Just with a follow-up on... I mean, now we have, I mean, looking at the continuing business where we remove the Energy and Marine segment, we of course have a bit of change in what we see as a structural level for large or major claims.
Mm.
So now we see a level ahead of around 7% for the group, and that would translate into 12%-13% for the commercial lines. So we are seeing, I mean, a 4% higher large loss level in this quarter than we would normally expect. So there's really no changes as such structurally.
Mm, mm. Thank you. Could I just have one follow-up on the investment side? You mentioned that you were sort of trying to find to turn the portfolio a little bit so you can have a higher expected return. What do you mean with that? Would you take more risk, or would you just change the portfolio, or would you look for other investments?
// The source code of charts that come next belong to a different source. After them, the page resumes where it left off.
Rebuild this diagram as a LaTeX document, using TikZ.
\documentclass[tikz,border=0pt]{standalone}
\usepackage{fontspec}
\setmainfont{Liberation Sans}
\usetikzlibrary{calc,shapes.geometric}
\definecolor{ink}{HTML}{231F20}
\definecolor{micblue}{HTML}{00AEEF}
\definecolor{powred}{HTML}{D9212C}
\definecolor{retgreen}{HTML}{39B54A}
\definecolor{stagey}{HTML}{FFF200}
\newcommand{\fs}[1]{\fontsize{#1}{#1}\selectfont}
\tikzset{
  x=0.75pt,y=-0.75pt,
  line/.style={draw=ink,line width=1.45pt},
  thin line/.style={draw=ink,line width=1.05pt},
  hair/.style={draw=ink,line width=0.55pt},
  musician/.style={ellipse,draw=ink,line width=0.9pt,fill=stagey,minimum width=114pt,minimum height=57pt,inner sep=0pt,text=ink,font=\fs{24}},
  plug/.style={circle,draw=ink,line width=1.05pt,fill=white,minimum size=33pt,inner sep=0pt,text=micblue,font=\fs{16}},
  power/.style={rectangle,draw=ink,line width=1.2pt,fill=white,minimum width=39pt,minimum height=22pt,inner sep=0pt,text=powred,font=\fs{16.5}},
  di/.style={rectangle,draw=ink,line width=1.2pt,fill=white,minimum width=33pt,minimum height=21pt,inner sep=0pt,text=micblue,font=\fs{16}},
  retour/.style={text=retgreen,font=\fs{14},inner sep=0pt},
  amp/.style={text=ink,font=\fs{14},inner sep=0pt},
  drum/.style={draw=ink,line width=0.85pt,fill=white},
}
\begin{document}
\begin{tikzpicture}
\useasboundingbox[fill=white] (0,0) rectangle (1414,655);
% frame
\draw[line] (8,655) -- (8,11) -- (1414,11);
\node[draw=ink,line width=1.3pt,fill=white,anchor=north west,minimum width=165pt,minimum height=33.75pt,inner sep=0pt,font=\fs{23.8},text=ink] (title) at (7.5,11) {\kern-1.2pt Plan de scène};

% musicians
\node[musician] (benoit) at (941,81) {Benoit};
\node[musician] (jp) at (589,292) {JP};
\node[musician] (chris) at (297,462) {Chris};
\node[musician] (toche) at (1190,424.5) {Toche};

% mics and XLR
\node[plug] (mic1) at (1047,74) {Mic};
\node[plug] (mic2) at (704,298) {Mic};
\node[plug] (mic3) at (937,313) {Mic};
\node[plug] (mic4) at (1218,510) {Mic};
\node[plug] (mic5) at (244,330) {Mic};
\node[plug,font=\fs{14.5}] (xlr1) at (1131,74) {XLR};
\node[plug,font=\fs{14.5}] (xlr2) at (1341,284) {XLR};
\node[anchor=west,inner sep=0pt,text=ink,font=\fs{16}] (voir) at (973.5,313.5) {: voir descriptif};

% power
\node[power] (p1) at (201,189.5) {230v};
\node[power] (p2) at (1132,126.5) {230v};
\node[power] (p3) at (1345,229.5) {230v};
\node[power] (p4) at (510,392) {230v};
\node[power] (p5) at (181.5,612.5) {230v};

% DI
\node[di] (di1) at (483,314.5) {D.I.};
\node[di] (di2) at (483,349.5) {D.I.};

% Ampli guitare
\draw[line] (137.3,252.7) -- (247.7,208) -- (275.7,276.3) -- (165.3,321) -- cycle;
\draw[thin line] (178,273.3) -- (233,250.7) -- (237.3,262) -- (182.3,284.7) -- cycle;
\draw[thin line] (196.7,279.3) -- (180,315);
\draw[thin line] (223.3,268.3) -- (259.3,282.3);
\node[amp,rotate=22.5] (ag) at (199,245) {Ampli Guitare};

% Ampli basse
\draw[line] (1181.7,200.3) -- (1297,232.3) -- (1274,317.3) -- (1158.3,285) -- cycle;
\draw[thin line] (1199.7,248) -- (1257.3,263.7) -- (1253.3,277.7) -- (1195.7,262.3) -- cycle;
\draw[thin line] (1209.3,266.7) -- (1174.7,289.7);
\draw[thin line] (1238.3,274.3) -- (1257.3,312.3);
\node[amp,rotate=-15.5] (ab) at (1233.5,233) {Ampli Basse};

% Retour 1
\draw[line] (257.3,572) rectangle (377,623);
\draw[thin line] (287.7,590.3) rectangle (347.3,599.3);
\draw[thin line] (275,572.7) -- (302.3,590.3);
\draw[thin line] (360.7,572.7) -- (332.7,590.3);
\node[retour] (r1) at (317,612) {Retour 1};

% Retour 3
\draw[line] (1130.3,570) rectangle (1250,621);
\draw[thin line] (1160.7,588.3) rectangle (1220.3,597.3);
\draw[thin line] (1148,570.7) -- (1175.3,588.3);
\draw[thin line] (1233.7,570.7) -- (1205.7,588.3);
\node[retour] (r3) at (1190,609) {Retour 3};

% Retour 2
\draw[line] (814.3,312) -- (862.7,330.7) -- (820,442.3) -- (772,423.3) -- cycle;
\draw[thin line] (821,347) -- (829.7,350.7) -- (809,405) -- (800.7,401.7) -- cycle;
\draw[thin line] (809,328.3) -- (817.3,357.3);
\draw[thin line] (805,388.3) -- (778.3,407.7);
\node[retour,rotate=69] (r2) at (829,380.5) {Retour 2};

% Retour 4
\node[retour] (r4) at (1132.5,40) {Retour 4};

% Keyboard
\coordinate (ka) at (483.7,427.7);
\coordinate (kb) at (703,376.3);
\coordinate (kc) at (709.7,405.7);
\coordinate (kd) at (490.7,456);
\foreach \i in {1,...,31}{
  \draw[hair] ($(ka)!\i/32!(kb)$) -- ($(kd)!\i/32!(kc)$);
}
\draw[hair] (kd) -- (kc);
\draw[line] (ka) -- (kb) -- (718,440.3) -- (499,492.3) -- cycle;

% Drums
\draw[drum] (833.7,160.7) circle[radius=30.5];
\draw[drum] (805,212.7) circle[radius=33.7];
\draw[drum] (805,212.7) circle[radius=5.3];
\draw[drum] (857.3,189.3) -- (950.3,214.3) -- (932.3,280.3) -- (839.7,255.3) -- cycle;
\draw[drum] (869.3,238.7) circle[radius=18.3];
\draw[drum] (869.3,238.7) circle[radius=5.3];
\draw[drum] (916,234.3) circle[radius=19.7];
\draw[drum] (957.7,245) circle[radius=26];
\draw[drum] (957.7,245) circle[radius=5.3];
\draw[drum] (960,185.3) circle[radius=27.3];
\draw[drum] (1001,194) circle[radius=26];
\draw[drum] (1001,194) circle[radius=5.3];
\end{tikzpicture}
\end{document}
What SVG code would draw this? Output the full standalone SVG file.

Yeah. We've... This is something we actually been working on for continuously over the last years. But it's a long game, and that's because what we're doing mainly in investments is we do not wish to introduce, you know, a substantial amount of extra volatility in the book. So what we're looking to do is primarily harvest illiquidity premia from doing more illiquid investments,
Mm
... targeting, in that respect, very, very safe, you know, with—with low credit risk, and simple products, but where you are able still to harvest some premia on the liquid side. And as we see more of that actually being committed slowly, but over time, we do see a better mix, and that's the main strategy we're working for. We don't want to introduce too much volatility, so that's the way we're working at it.
Okay, very clear. Thank you for your answers.
We have no further questions, so I'll hand it back to Rasmus for some concluding remarks.
Yeah. Thank you, and thank you all for this question, and I wish you all a nice day. Thank you.
This concludes today's call. Thank you very much for your attendance. You may now disconnect your lines.